In this proposal, we have briefly explored different layers of Azadi; its perennial content and present contexts, its global vision and a local know-how that can put such a vision into practice. It is our belief that the general principles and specific suggestions described here are important to consider for any movement of our times, including that of Kashmiri people.
They may consider them thoroughly, to expand, add to, and extend their scope, for all of humanity and to further substantiate their own particular movement, to realize Azadi.
 The Jammu and Kashmir state has three main regions. 1. Jammu. 2. Kashmir and 3. Ladakh. The demand for Azadi seems to be largely confined to the people of Kashmir valley, while finding relatively limited support in the Jammu and Ladakh regions of the Jammu and Kashmir (J&K) State. Even in the valley, opinions are divided in favour of independence, accession to Pakistan, greater autonomy or self-rule within the Indian union, and political status quo.
 Pakistan demands India to conduct plebiscite not just in the Kashmir region but in the entire State of Jammu and Kashmir.

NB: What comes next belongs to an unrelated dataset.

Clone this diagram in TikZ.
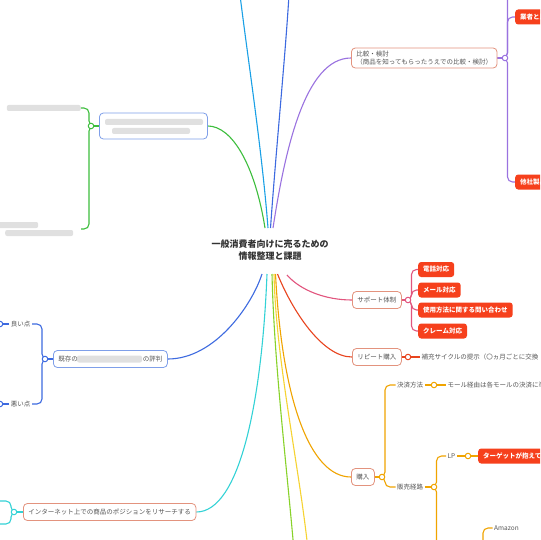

 In 2012, Indian State charged a case of sedition against nearly 7000 persons, mostly fishermen, who agitated against a nuclear plant being constructed in their area – Koodankulam- in a totally invasive manner. See the details: http://twocircles.net/2012apr18/koodankulam_fir_filed_against_over_55000_people_6800_charged_sedition.html
Indian State also passed a Nuclear Liability Bill that caps the total amount of compensation to the victims of a nuclear accident, to INR. 15 billion (1500 crores), which is hugely inadequate, if not completely irrelevant in such a situation. The amount has to be paid by the operator in India i.e. the central government, even if the accident happens due to the errors of manufactures and suppliers of nuclear hardware i.e. private corporates : http://www.prsindia.org/billtrack/the-civil-liability-for-nuclear-damage-bill-2010-1042/
 See the interview with the Finance Minister of India (2004-2009), published in Tehelka, Vol. 5, Issue 21, 2008. When asked about his vision about the future of India, the minister replied that he envisions an India where 85% of the total population lives in cities.
 Refer the Enclosure Movement that happened in Europe during the period from 16th to 19th century, by which very large areas of common land became the private property of a few powerful ones with the assistance of different States. To understand a similar process that happened in India, see the important work authored by Madhav Gadgil and Ramachandra Guha, This Fissured Land: An Ecological History of India.